Para Thais era la mejor opción, pero para mí significaba enfrentar la temida cascada de hielo del Khumbu, un lugar tan impresionante como peligroso, que es la única vía para ascender desde el sur. Decidimos hacerlo. El sueño de Thais —y también el mío— lo valía.
La fuerza de Thais
Thais es una mujer increíblemente fuerte. Tras enviudar hace algunos años, encontró en la montaña un camino de autodescubrimiento. Su gran meta: completar las Seven Summits y convertirse en la primera mujer dominicana en alcanzar la cumbre del Everest.
Su preparación física había sido muy buena, pero el otro “Everest” era conseguir los recursos. En un país sin tradición montañera, donde pocos comprenden la magnitud de un proyecto así, lograr financiamiento fue ya de por sí una cumbre conquistada.
El camino hacia el Everest
Nuestra rotación de aclimatación en el Mera Peak (6.500 m) fue perfecta. Después volamos al Campo Base Sur del Everest (5.400 m), donde descubrí el otro lado de la expedición: un asentamiento temporal, casi una ciudad, con lujos inesperados a esa altura —desde cafeteras para cappuccinos hasta domos calefaccionados, chefs occidentales y duchas calientes—. Todo pensado para que el cuerpo sufriera lo menos posible.

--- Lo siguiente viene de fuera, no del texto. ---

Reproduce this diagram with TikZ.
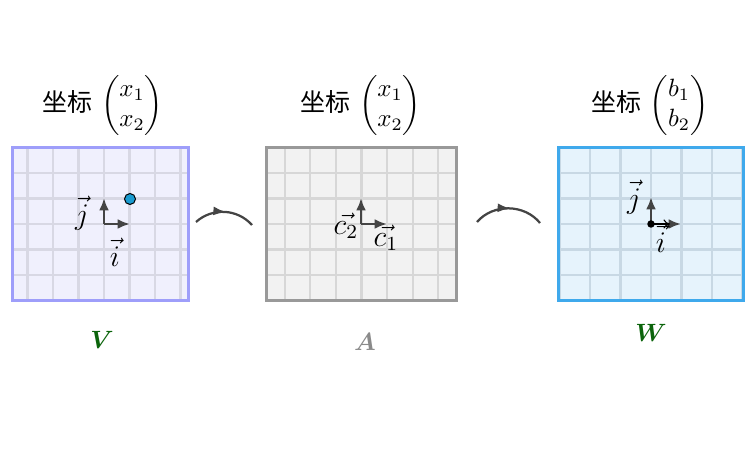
\documentclass[tikz,border=0pt]{standalone}
\usepackage{amsmath}
\usepackage{fontspec}
\newfontfamily\cjk{Noto Sans CJK SC}
\usetikzlibrary{arrows.meta,decorations.markings}
\definecolor{vfill}{HTML}{F0F0FD}
\definecolor{vborder}{HTML}{9E9EFA}
\definecolor{vgridc}{HTML}{D8D8E4}
\definecolor{afill}{HTML}{F2F2F2}
\definecolor{aborder}{HTML}{999999}
\definecolor{agridc}{HTML}{D7D7D7}
\definecolor{wfill}{HTML}{E6F3FC}
\definecolor{wborder}{HTML}{3FA9EC}
\definecolor{wgridc}{HTML}{C8D8E4}
\definecolor{vecc}{HTML}{444444}
\definecolor{dotc}{HTML}{1A9BD0}
\definecolor{labgreen}{HTML}{0B640B}
\definecolor{labgray}{HTML}{8A8A8A}
\tikzset{
  panel/.style={rectangle, inner sep=0pt, minimum height=60.8pt},
  gridline/.style={line width=0.9pt},
  border/.style={line width=1.1pt},
  vecarrow/.style={draw=vecc, line width=1pt, -{Latex[length=5pt,width=4pt]}},
  thinarrow/.style={draw=black, line width=0.45pt, -{To[length=2.6pt,width=3.6pt]}},
  maparrow/.style={draw=vecc, line width=0.9pt,
    postaction={decorate},
    decoration={markings, mark=at position 0.52 with {\arrow{Latex[length=5pt,width=3.6pt]}}}},
  title/.style={inner sep=0pt},
  veclabel/.style={inner sep=0pt, font=\large},
  spacelabel/.style={inner sep=0pt}
}
\begin{document}
\begin{tikzpicture}[x=0.4pt,y=-0.4pt]
\useasboundingbox (0,0) rectangle (754,472);

% ---- panel V ----
\node[panel, fill=vfill, minimum width=70pt] (V) at (100.5,224) {};
\begin{scope}
  \clip (V.south west) rectangle (V.north east);
  \foreach \k in {-4,...,4} {
    \draw[gridline, vgridc] ({104+25.5*\k},140) -- ({104+25.5*\k},310);
    \draw[gridline, vgridc] (0,{224+25.5*\k}) -- (200,{224+25.5*\k});
  }
\end{scope}
\draw[border, vborder] (V.south west) rectangle (V.north east);

% ---- panel A ----
\node[panel, fill=afill, minimum width=75.6pt] (A) at (361.5,224) {};
\begin{scope}
  \clip (A.south west) rectangle (A.north east);
  \foreach \k in {-4,...,4} {
    \draw[gridline, agridc] ({361.5+25.6*\k},140) -- ({361.5+25.6*\k},310);
    \draw[gridline, agridc] (250,{224+25.5*\k}) -- (470,{224+25.5*\k});
  }
\end{scope}
\draw[border, aborder] (A.south west) rectangle (A.north east);

% ---- panel W ----
\node[panel, fill=wfill, minimum width=73.6pt] (W) at (651,224) {};
\begin{scope}
  \clip (W.south west) rectangle (W.north east);
  \foreach \k in {-4,...,4} {
    \draw[gridline, wgridc] ({651+30.5*\k},140) -- ({651+30.5*\k},310);
    \draw[gridline, wgridc] (550,{224+25.5*\k}) -- (750,{224+25.5*\k});
  }
\end{scope}
\draw[border, wborder] (W.south west) rectangle (W.north east);

% ---- titles ----
\node[title] (tV) at (103,105.5) {{\cjk 坐标} $\begin{pmatrix}x_1\\x_2\end{pmatrix}$};
\node[title] (tA) at (361,105.5) {{\cjk 坐标} $\begin{pmatrix}x_1\\x_2\end{pmatrix}$};
\node[title] (tW) at (650,105.5) {{\cjk 坐标} $\begin{pmatrix}b_1\\b_2\end{pmatrix}$};

% ---- vectors in V ----
\coordinate (Vo) at (104,224);
\coordinate (Vi) at (130,224);
\coordinate (Vj) at (104,198);
\draw[vecarrow] (Vo) -- (Vi);
\draw[vecarrow] (Vo) -- (Vj);
\node[circle, fill=dotc, draw=black, line width=0.4pt, minimum size=4.4pt, inner sep=0pt] (P) at (130,199) {};
\node[veclabel] (Vjl) at (82,213) {$\vec{j}$};
\node[veclabel] (Vil) at (115,252) {$\vec{i}$};

% ---- vectors in A ----
\coordinate (Ao) at (361,224);
\coordinate (Ac1) at (387,224);
\coordinate (Ac2) at (361,198);
\draw[vecarrow] (Ao) -- (Ac1);
\draw[vecarrow] (Ao) -- (Ac2);
\node[veclabel] (Ac2l) at (346,226) {$\vec{c_2}$};
\node[veclabel] (Ac1l) at (386,238) {$\vec{c_1}$};

% ---- vectors in W ----
\coordinate (Wo) at (651,224);
\coordinate (Wi) at (681,224);
\coordinate (Wi2) at (670,224);
\coordinate (Wj) at (651,197);
\draw[vecarrow] (Wo) -- (Wi);
\draw[vecarrow] (Wo) -- (Wj);
\draw[thinarrow] (Wo) -- (Wi2);
\node[circle, fill=black, minimum size=3pt, inner sep=0pt] (Wdot) at (Wo) {};
\node[veclabel] (Wjl) at (634,197) {$\vec{j}$};
\node[veclabel] (Wil) at (661,238) {$\vec{i}$};

% ---- mapping arcs ----
\coordinate (m1s) at (196,222);
\coordinate (m1e) at (252,225);
\coordinate (m2s) at (477,222);
\coordinate (m2e) at (540,223);
\draw[maparrow] (m1s) to[bend left=45] (m1e);
\draw[maparrow] (m2s) to[bend left=50] (m2e);

% ---- space labels ----
\node[spacelabel, text=labgreen] (Vl) at (102,340) {$\boldsymbol{V}$};
\node[spacelabel, text=labgray] (Al) at (365,342) {$\boldsymbol{A}$};
\node[spacelabel, text=labgreen] (Wl) at (651,333) {$\boldsymbol{W}$};
\end{tikzpicture}
\end{document}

La vida en el campamento base era lenta: caminar en el glaciar, entrenar, leer, jugar cartas, descansar y, sobre todo, esperar ansiosos la ventana de buen clima. Ese año, la montaña nos regaló un milagro: cinco días consecutivos de condiciones perfectas (21–25 de mayo), algo que no ocurría hacía mucho tiempo.
La escalada
Nuestra compañía dividió al equipo en grupos para repartir las salidas. La progresión por los campamentos fue buena: ritmo constante, descansos necesarios, adaptación impecable. Tuvimos un tropiezo con una tormenta inesperada que nos obligó a regresar del C3 al C2, pero el resto fluyó con sorprendente normalidad.

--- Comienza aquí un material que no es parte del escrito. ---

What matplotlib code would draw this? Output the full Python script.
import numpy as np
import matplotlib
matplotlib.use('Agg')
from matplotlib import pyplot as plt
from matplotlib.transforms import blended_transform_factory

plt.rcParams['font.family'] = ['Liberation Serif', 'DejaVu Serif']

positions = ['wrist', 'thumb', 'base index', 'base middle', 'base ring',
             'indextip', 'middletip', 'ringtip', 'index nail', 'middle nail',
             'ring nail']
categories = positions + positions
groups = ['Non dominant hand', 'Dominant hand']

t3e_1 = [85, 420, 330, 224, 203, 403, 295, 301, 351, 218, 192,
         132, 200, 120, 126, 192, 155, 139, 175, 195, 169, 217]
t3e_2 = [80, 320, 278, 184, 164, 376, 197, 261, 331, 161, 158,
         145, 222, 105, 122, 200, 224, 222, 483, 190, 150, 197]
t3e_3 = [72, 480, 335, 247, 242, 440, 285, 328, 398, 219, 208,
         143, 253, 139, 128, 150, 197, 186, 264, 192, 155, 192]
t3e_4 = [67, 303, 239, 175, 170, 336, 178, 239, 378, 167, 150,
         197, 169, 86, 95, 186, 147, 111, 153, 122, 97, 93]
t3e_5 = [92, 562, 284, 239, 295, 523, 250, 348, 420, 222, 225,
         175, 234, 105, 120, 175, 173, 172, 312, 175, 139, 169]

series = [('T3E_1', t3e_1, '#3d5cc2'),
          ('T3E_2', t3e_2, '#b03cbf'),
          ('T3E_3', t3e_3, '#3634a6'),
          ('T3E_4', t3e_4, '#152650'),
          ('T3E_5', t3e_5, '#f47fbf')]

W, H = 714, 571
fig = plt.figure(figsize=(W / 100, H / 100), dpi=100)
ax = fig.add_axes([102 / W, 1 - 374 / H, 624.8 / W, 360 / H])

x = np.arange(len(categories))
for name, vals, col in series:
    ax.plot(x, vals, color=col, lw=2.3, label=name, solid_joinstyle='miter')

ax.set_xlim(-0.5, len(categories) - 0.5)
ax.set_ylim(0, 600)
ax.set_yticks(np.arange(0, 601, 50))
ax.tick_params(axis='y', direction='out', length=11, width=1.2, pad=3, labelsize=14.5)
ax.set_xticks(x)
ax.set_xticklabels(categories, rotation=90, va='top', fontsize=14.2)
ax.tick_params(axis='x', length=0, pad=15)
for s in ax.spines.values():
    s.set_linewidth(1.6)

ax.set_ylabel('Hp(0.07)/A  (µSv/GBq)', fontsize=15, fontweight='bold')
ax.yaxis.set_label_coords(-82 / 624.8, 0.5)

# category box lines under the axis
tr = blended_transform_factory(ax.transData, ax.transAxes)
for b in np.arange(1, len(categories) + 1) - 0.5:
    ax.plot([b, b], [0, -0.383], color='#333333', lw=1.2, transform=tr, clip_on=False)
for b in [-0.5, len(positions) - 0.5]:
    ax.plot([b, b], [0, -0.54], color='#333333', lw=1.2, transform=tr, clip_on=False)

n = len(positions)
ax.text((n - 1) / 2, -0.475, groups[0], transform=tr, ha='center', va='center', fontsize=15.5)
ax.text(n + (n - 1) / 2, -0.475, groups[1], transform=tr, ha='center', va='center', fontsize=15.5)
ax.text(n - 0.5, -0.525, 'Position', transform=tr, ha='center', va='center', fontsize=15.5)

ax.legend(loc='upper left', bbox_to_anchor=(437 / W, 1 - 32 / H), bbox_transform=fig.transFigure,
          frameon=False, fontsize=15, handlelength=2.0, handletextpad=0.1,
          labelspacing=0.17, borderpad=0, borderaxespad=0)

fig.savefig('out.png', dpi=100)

El día de cumbre fue indescriptible. Mientras ascendíamos hacia la Cumbre Sur, el amanecer nos envolvía en un espectáculo único: el Himalaya entero iluminado por la primera luz del sol. No suelo llorar en las montañas, pero esa vez las lágrimas brotaron sin poder evitarlo.
Llegamos a la cumbre con muy poca gente, en un ambiente de calma y seguridad que pocas veces se tiene en el Everest. Fue un momento de triunfo, de alivio y de gratitud.

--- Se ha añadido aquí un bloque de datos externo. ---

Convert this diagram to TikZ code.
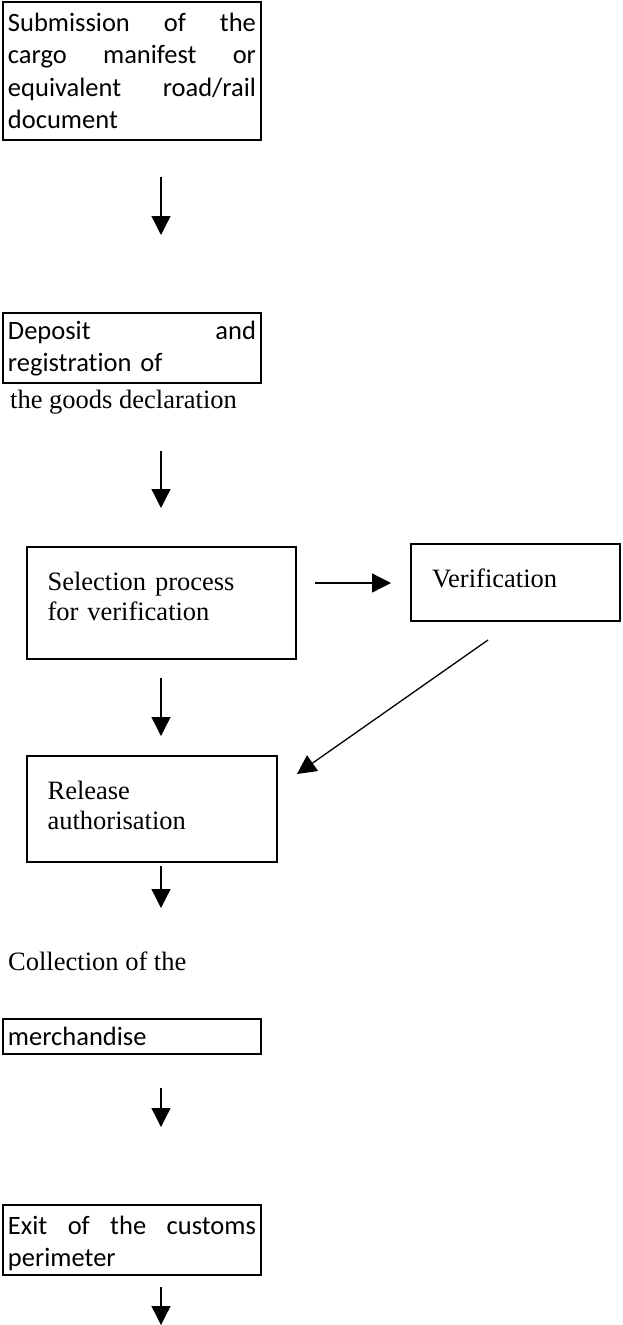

La bajada: el verdadero reto
Pero la montaña nunca se termina en la cumbre. Ese mismo día debíamos descender hasta el C2. El cansancio pesaba en Thais, tanto física como mentalmente, pero seguía firme. Mi responsabilidad era mantenerla viva y segura, presionando lo justo para que no se nos acabara el oxígeno y pudiéramos salir de la “zona de la muerte” sin riesgo.
Finalmente lo logramos. Exhaustos, pero enteros.
Reflexión final
Mi primera vez como guía en el Everest fue mucho más que una expedición: fue un viaje de aprendizajes, miedos vencidos, amistades fortalecidas y sueños cumplidos.
Ese día confirmé que la cima no es solo un lugar físico, sino también un estado del alma. Y que, como guías, llevamos no solo a las personas hacia las montañas, sino también hacia sus propios límites y descubrimientos.